HUMANITIES JOB OUTLOOK EVEN BLEAKER
According to the Modern Language Association’s forecast of job listings, faculty positions will decline 37 percent, the biggest drop since the group began tracking its job listings 35 years ago.
The projection, based on a comparison between the number of jobs listed in October 2008 and October 2009, follows a 26 percent drop the previous year.
"Students thinking of going to graduate school in English should understand that right now their chance of landing a job that provides them a livable wage is 50-60 percent," said Rosemary Feal, executive director of the M.L.A., the world’s largest association of scholars and professors of language and literature. "What I often hear from grad students is, ‘I had no clue it was this bad.’ They need to go into it with their eyes wide open."
While the association does not having listings for every academic position available, its list does track the overall faculty job market.

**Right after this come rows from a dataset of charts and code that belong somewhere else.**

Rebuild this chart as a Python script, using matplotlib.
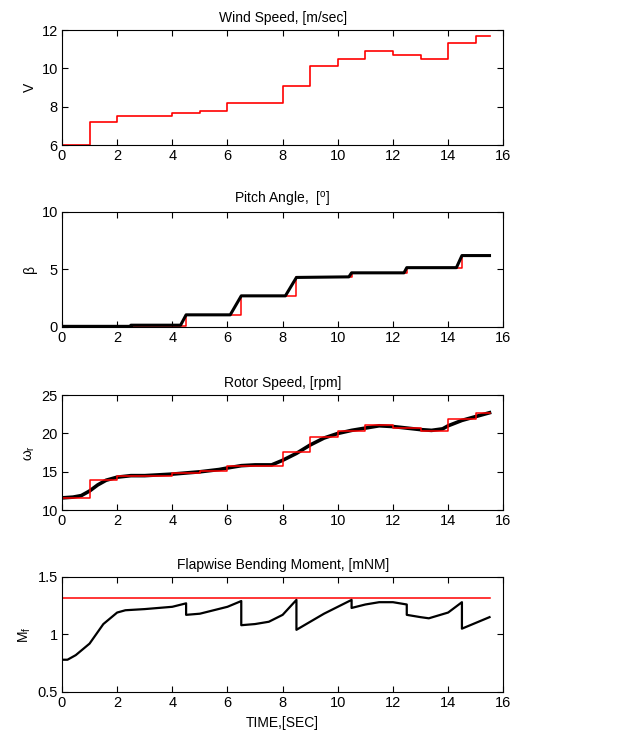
import matplotlib
matplotlib.use("Agg")
import matplotlib.pyplot as plt

plt.rcParams['font.family'] = ['Liberation Sans', 'DejaVu Sans']
plt.rcParams['mathtext.fontset'] = 'custom'
plt.rcParams['mathtext.rm'] = 'Liberation Sans'

# Wind speed (step, value holds from t to next t)
wind_t = [0, 1, 2, 4, 5, 6, 8, 9, 10, 11, 12, 13, 14, 15, 15.5]
wind_v = [6.0, 7.2, 7.5, 7.7, 7.8, 8.2, 9.1, 10.1, 10.5, 10.9, 10.7, 10.5, 11.3, 11.7, 11.7]

# Pitch angle reference (red, step) and response (black)
pitch_ref_t = [0, 4.5, 6.5, 8.5, 10.5, 12.5, 14.5, 15.5]
pitch_ref_v = [0.1, 1.0, 2.7, 4.3, 4.7, 5.1, 6.2, 6.2]
pitch_t = [0, 2.5, 2.5, 4.3, 4.5, 6.1, 6.5, 8.1, 8.5, 10.4, 10.5, 12.4, 12.5, 14.3, 14.5, 15.5]
pitch_v = [0.05, 0.05, 0.15, 0.15, 1.05, 1.05, 2.7, 2.7, 4.3, 4.35, 4.7, 4.7, 5.15, 5.15, 6.2, 6.2]

# Rotor speed reference (red, step) and response (black)
rot_ref_t = [0, 1, 2, 4, 5, 6, 8, 9, 10, 11, 12, 13, 14, 15, 15.5]
rot_ref_v = [11.6, 13.9, 14.5, 14.8, 15.1, 15.8, 17.6, 19.5, 20.3, 21.1, 20.7, 20.3, 21.9, 22.6, 22.6]
rot_t = [0, 0.4, 0.7, 1.0, 1.3, 1.6, 2.0, 2.5, 3.0, 4.0, 5.0, 5.7, 6.0, 6.5, 7.0, 7.6, 8.0,
         8.5, 9.0, 9.5, 10.0, 10.5, 11.0, 11.5, 12.0, 12.5, 13.0, 13.4, 13.8, 14.0, 14.5, 15.0, 15.5]
rot_v = [11.6, 11.7, 11.9, 12.5, 13.3, 13.9, 14.3, 14.5, 14.5, 14.7, 15.0, 15.3, 15.5, 15.8, 15.9, 15.9, 16.5,
         17.4, 18.5, 19.4, 20.0, 20.4, 20.7, 21.0, 20.9, 20.7, 20.5, 20.4, 20.6, 21.0, 21.7, 22.2, 22.7]

# Flapwise bending moment limit (red) and response (black)
flap_lim_t = [0, 15.5]
flap_lim_v = [1.32, 1.32]
flap_t = [0, 0.2, 0.5, 1.0, 1.5, 2.0, 2.3, 3.0, 4.0, 4.5, 4.5, 5.0, 6.0, 6.5, 6.5, 7.0, 7.5, 8.0,
          8.5, 8.5, 9.0, 9.5, 10.0, 10.5, 10.5, 11.0, 11.5, 12.0, 12.5, 12.5, 13.0, 13.3, 14.0, 14.5,
          14.5, 15.0, 15.5]
flap_v = [0.78, 0.78, 0.82, 0.92, 1.09, 1.19, 1.21, 1.22, 1.24, 1.27, 1.17, 1.18, 1.24, 1.29, 1.08, 1.09, 1.11, 1.17,
          1.30, 1.04, 1.11, 1.18, 1.24, 1.30, 1.23, 1.26, 1.28, 1.28, 1.26, 1.17, 1.15, 1.14, 1.19, 1.28,
          1.05, 1.10, 1.15]

fig = plt.figure(figsize=(6.26, 7.33), dpi=100)

left, width, height = 0.099, 0.705, 0.157
bottoms = [0.802, 0.554, 0.304, 0.056]
axes = [fig.add_axes([left, b, width, height]) for b in bottoms]

def style(ax, ylim, yticks, title, ylabel):
    ax.set_xlim(0, 16)
    ax.set_xticks(range(0, 17, 2))
    ax.set_ylim(*ylim)
    ax.set_yticks(yticks)
    ax.tick_params(direction='in', top=True, right=True, length=4, width=0.8, labelsize=10.5, pad=3)
    ax.set_title(title, fontsize=10, pad=6)
    ax.set_ylabel(ylabel, fontsize=10, labelpad=3)
    for s in ax.spines.values():
        s.set_linewidth(0.8)

ax = axes[0]
ax.step(wind_t, wind_v, where='post', color='red', lw=1.2)
style(ax, (6, 12), [6, 8, 10, 12], 'Wind Speed, [m/sec]', 'V')

ax = axes[1]
ax.step(pitch_ref_t, pitch_ref_v, where='post', color='red', lw=1.1)
ax.plot(pitch_t, pitch_v, color='black', lw=2.2)
style(ax, (0, 10), [0, 5, 10], 'Pitch Angle,  [$\\mathregular{^o}$]', 'β')

ax = axes[2]
ax.plot(rot_t, rot_v, color='black', lw=2.6)
ax.step(rot_ref_t, rot_ref_v, where='post', color='red', lw=1.1)
style(ax, (10, 25), [10, 15, 20, 25], 'Rotor Speed, [rpm]', r'$\mathregular{\omega_r}$')

ax = axes[3]
ax.plot(flap_lim_t, flap_lim_v, color='red', lw=1.1)
ax.plot(flap_t, flap_v, color='black', lw=1.6)
style(ax, (0.5, 1.5), [0.5, 1, 1.5], 'Flapwise Bending Moment, [mNM]', r'$\mathregular{M_f}$')
ax.set_yticklabels(['0.5', '1', '1.5'])
ax.set_xlabel('TIME,[SEC]', fontsize=10, labelpad=4)

fig.savefig('out.png', dpi=100)
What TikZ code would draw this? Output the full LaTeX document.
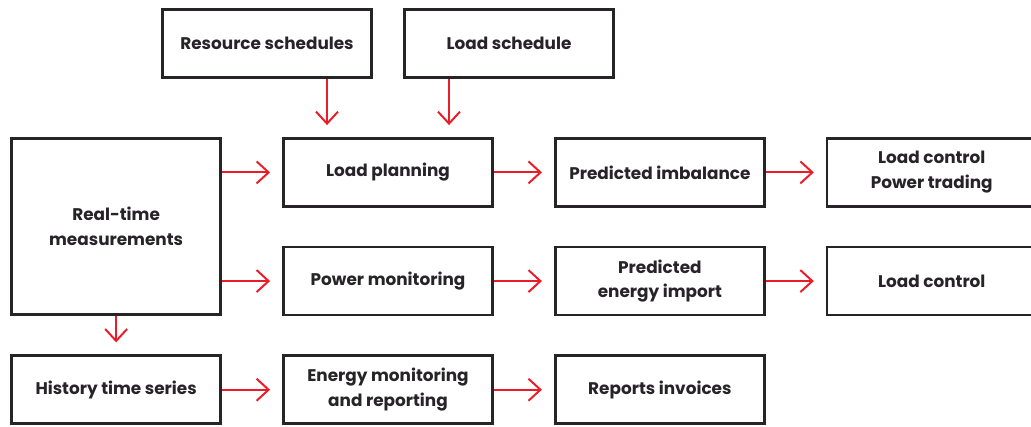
\documentclass[tikz,border=0pt]{standalone}
\usepackage{fontspec}
\setmainfont{Poppins}
\usetikzlibrary{positioning,arrows.meta}

\definecolor{boxline}{RGB}{38,36,38}
\definecolor{abbred}{RGB}{235,28,40}

\begin{document}
\begin{tikzpicture}[
        node distance=0.95cm and 1.5cm,
        block/.style={rectangle,draw=boxline,line width=1.9pt,minimum width=5.23cm,minimum height=1.7cm,
          align=center,text=boxline,font=\bfseries\fontsize{12}{17.7}\selectfont},
        arrow/.style={-{Straight Barb[length=0.3cm,width=0.55cm]},line width=1.4pt,abbred,shorten >=0.3cm},
      ]
      \clip (0,0) rectangle (25.775,-10.65);
      \node[block] (lp) at (9.7,-4.31) {Load planning};
      \node[block,above=1.45cm of lp,xshift=-3.025cm] (rs) {Resource schedules};
      \node[block,above=1.45cm of lp,xshift=3.025cm] (ls) {Load schedule};
      \node[block,right=of lp] (pi) {Predicted imbalance};
      \node[block,right=of pi] (lcpt) {Load control\\Power trading};
      \node[block,below=of lp] (pm) {Power monitoring};
      \node[block,right=of pm] (pei) {Predicted\\energy import};
      \node[block,right=of pei] (lc) {Load control};
      \node[block,minimum height=4.41cm,below left=0cm and 1.5cm of lp.north west] (rt) {Real-time\\measurements};
      \node[block,below=of pm] (emr) {Energy monitoring\\and reporting};
      \node[block,right=of emr] (ri) {Reports invoices};
      \node[block,left=of emr] (hts) {History time series};

      \coordinate (lpin1) at ([xshift=-1.525cm]lp.north);
      \coordinate (lpin2) at ([xshift=1.525cm]lp.north);
      \draw[arrow] (lpin1 |- rs.south) -- (lpin1);
      \draw[arrow] (lpin2 |- ls.south) -- (lpin2);
      \draw[arrow] (rt.east |- lp) -- (lp);
      \draw[arrow] (rt.east |- pm) -- (pm);
      \draw[arrow] (rt) -- (hts);
      \draw[arrow] (lp) -- (pi);
      \draw[arrow] (pi) -- (lcpt);
      \draw[arrow] (pm) -- (pei);
      \draw[arrow] (pei) -- (lc);
      \draw[arrow] (hts) -- (emr);
      \draw[arrow] (emr) -- (ri);
    \end{tikzpicture}
\end{document}
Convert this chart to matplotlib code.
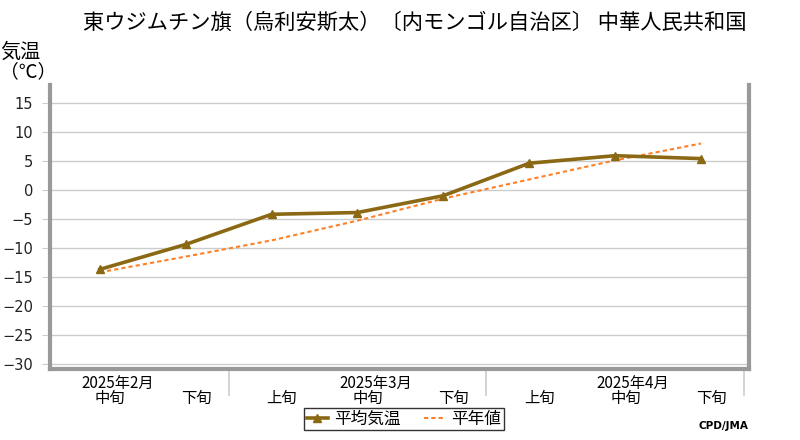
import matplotlib
matplotlib.use("Agg")
import matplotlib.pyplot as plt
from matplotlib.lines import Line2D

plt.rcParams['font.family'] = ['Noto Sans CJK JP', 'DejaVu Sans']

title = "東ウジムチン旗（烏利安斯太）〔内モンゴル自治区〕 中華人民共和国"
periods = ["中旬", "下旬", "上旬", "中旬", "下旬", "上旬", "中旬", "下旬"]
months = ["2025年2月", "2025年3月", "2025年4月"]
month_pos = [0, 3, 6]
avg_temp = [-13.7, -9.4, -4.2, -3.9, -1.0, 4.6, 5.9, 5.4]
normal = [-14.2, -11.5, -8.7, -5.3, -1.5, 1.8, 5.1, 8.0]
yticks = [15, 10, 5, 0, -5, -10, -15, -20, -25, -30]

fig = plt.figure(figsize=(8, 4.4), dpi=100)
ax = fig.add_axes([0.0625, 0.161, 0.8738, 0.646])

x = list(range(len(periods)))
ax.plot(x, normal, color='#FF7F27', lw=1.5, ls=(0, (2, 1.5)), zorder=3, label='平年値')
ax.plot(x, avg_temp, color='#8B6914', lw=2.6, marker='^', ms=6, zorder=4, label='平均気温')

ax.set_xlim(-0.58, 7.56)
ax.set_ylim(-30.9, 18.1)
ax.set_yticks(yticks)
ax.set_yticklabels([f"{v}" if v >= 0 else f"−{-v}" for v in yticks], fontsize=10.5,
                   family=['DejaVu Sans'])
ax.grid(axis='y', color='#cccccc', lw=1)
ax.tick_params(axis='y', length=6, color='#cccccc', pad=6, labelcolor='#222222')
ax.set_axisbelow(True)

ax.set_xticks([i + 0.12 for i in x])
ax.set_xticklabels(periods, fontsize=11)
ax.tick_params(axis='x', length=0, pad=15)

for s in ['left', 'bottom', 'right']:
    ax.spines[s].set_color('#999999')
    ax.spines[s].set_linewidth(3)
ax.spines['top'].set_visible(False)

# month labels and separators
for m, p in zip(months, month_pos):
    ax.annotate(m, xy=(p + 0.21, 0), xycoords=('data', 'axes fraction'),
                xytext=(0, -10.5), textcoords='offset points', ha='center', va='center',
                fontsize=11)
for sep in [1.5, 4.5, 7.5]:
    ax.add_line(Line2D([sep, sep], [0, -0.09], transform=ax.get_xaxis_transform(),
                       color='#cccccc', lw=1.2, clip_on=False))

fig.text(0.519, 0.948, title, ha='center', va='center', fontsize=15.3)
fig.text(0.0, 0.882, "気温", ha='left', va='center', fontsize=14.5)
fig.text(0.0, 0.836, "（℃）", ha='left', va='center', fontsize=13.5)
fig.text(0.935, 0.032, "CPD/JMA", ha='right', va='center', fontsize=7.5,
         fontweight='bold', family=['DejaVu Sans'])

h, l = ax.get_legend_handles_labels()
leg = fig.legend(h[::-1], l[::-1], loc='center', bbox_to_anchor=(0.505, 0.047), ncol=2,
                 frameon=True, fancybox=False, fontsize=12, handlelength=1.3,
                 borderpad=0.15, columnspacing=1.4, handletextpad=0.35, borderaxespad=0)
leg.get_frame().set_edgecolor('black')
leg.get_frame().set_linewidth(1)

fig.savefig("out.png", dpi=100)
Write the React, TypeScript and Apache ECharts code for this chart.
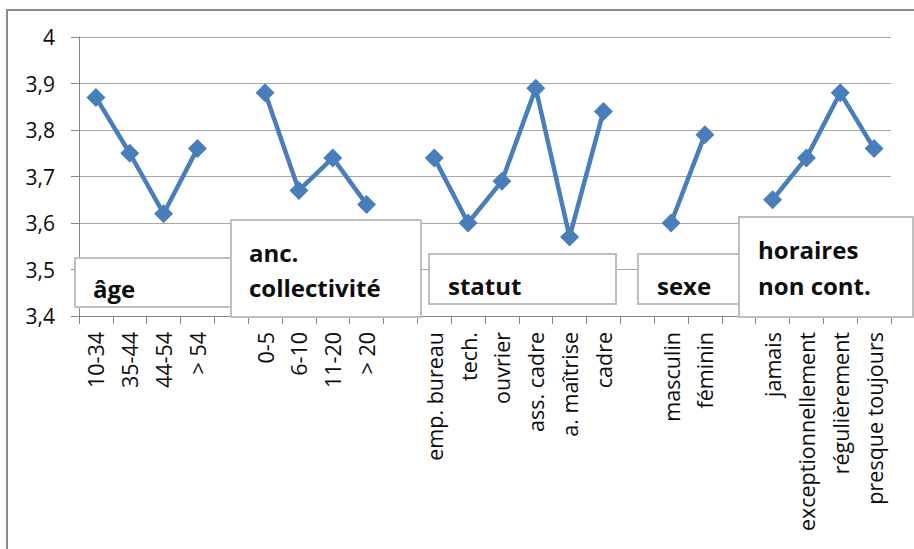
import React, { useEffect, useRef } from "react";
import * as echarts from "echarts";

const categories = [
  "10-34", "35-44", "44-54", "> 54", " ",
  "0-5", "6-10", "11-20", "> 20", "  ",
  "emp. bureau", "tech.", "ouvrier", "ass. cadre", "a. maîtrise", "cadre", "   ",
  "masculin", "féminin", "    ",
  "jamais", "exceptionnellement", "régulièrement", "presque toujours",
];

const values: (number | null)[] = [
  3.87, 3.75, 3.62, 3.76, null,
  3.88, 3.67, 3.74, 3.64, null,
  3.74, 3.60, 3.69, 3.89, 3.57, 3.84, null,
  3.60, 3.79, null,
  3.65, 3.74, 3.88, 3.76,
];

const yMin = 3.4;
const yMax = 4;
const yStep = 0.1;

const groupAge = ["âge"];
const groupAnc = ["anc.", "collectivité"];
const groupStatut = ["statut"];
const groupSexe = ["sexe"];
const groupHoraires = ["horaires", "non cont."];

const FONT = "'Open Sans', 'Noto Sans', sans-serif";
const BLUE = "#4a7ebb";

function box(x: number, y: number, w: number, h: number, lines: string[], tx: number, ty: number[], z: number) {
  const els: any[] = [
    {
      type: "rect",
      shape: { x, y, width: w, height: h },
      style: { fill: "#ffffff", stroke: "#bfbfbf", lineWidth: 2 },
      z,
      silent: true,
    },
  ];
  lines.forEach((t, i) => {
    els.push({
      type: "text",
      x: tx,
      y: ty[i],
      z: z + 1,
      silent: true,
      style: {
        text: t,
        font: `bold 24px ${FONT}`,
        fill: "#0d0d0d",
        textAlign: "left",
        textVerticalAlign: "middle",
      },
    });
  });
  return els;
}

export default function App() {
  const ref = useRef<HTMLDivElement>(null);
  useEffect(() => {
    if (!ref.current) return;
    const chart = echarts.init(ref.current, undefined, { renderer: "svg" });
    chart.setOption({
      animation: false,
      backgroundColor: "#ffffff",
      grid: { left: 79, right: 23, top: 37, bottom: 233, containLabel: false },
      xAxis: {
        type: "category",
        data: categories,
        boundaryGap: true,
        axisLine: { show: true, lineStyle: { color: "#868686", width: 1 } },
        axisTick: { show: true, interval: 0, length: 8, lineStyle: { color: "#868686" } },
        axisLabel: {
          interval: 0,
          rotate: 90,
          margin: 16,
          fontFamily: FONT,
          fontSize: 21.5,
          color: "#0d0d0d",
        },
        splitLine: { show: false },
      },
      yAxis: {
        type: "value",
        min: yMin,
        max: yMax,
        interval: yStep,
        axisLine: { show: true, lineStyle: { color: "#868686", width: 1 } },
        axisTick: { show: true, length: 8, lineStyle: { color: "#868686" } },
        axisLabel: {
          margin: 24,
          fontFamily: FONT,
          fontSize: 21,
          color: "#0d0d0d",
          formatter: (v: number) => {
            const r = Math.round(v * 10) / 10;
            return Number.isInteger(r) ? String(r) : r.toFixed(1).replace(".", ",");
          },
        },
        splitLine: { show: true, lineStyle: { color: "#a6a6a6", width: 1 } },
      },
      series: [
        {
          type: "line",
          data: values,
          connectNulls: false,
          symbol: "diamond",
          symbolSize: 19,
          lineStyle: { color: BLUE, width: 4.5 },
          itemStyle: { color: BLUE },
          z: 3,
        },
      ],
      graphic: [
        {
          type: "rect",
          shape: { x: 7, y: 10, width: 1000, height: 1000 },
          style: { fill: "none", stroke: "#8c8c8c", lineWidth: 2 },
          silent: true,
          z: 1,
        },
        ...box(75, 258, 160, 49, groupAge, 93, [288], 10),
        ...box(231, 220, 190, 97, groupAnc, 249, [252, 287], 12),
        ...box(429, 254, 187, 50, groupStatut, 448, [285], 14),
        ...box(638, 254, 110, 50, groupSexe, 657, [285], 16),
        ...box(739, 217, 174, 100, groupHoraires, 758, [249, 285], 18),
      ],
    });
    return () => chart.dispose();
  }, []);
  return (
    <div
      ref={ref}
      style={{ position: "fixed", left: 0, top: 0, width: 914, height: 549 }}
    />
  );
}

The association expects about 900 English language and literature positions to be filled over the next year, a 35 percent decline from the previous year; it projects about 750 foreign-language jobs, a 39 percent drop from the year before. Typically, 1,000 to 2,000 positions have been advertised each year in each category.
To make matters worse, the share of tenure-track jobs available has been shrinking. Tenure-track positions for assistant professors made up 53 percent of the English jobs advertised and 48.5 percent of those in foreign languages. From 1997 until recently, the group said, 55 percent to 65 percent of the advertised positions were tenure-track jobs. And since part-time adjunct positions are less likely than those for tenure-track jobs to be listed with the language association, the overall share of faculty members being hired for tenure-track jobs is probably smaller than the survey indicates.
Ms. Feal said the trend toward hiring adjunct faculty members rather than permanent tenure-track professors had been going for about three decades, but was more pronounced than ever, as a growing number of struggling colleges and universities hired by the course or by the semester — usually paying little, and providing no benefits.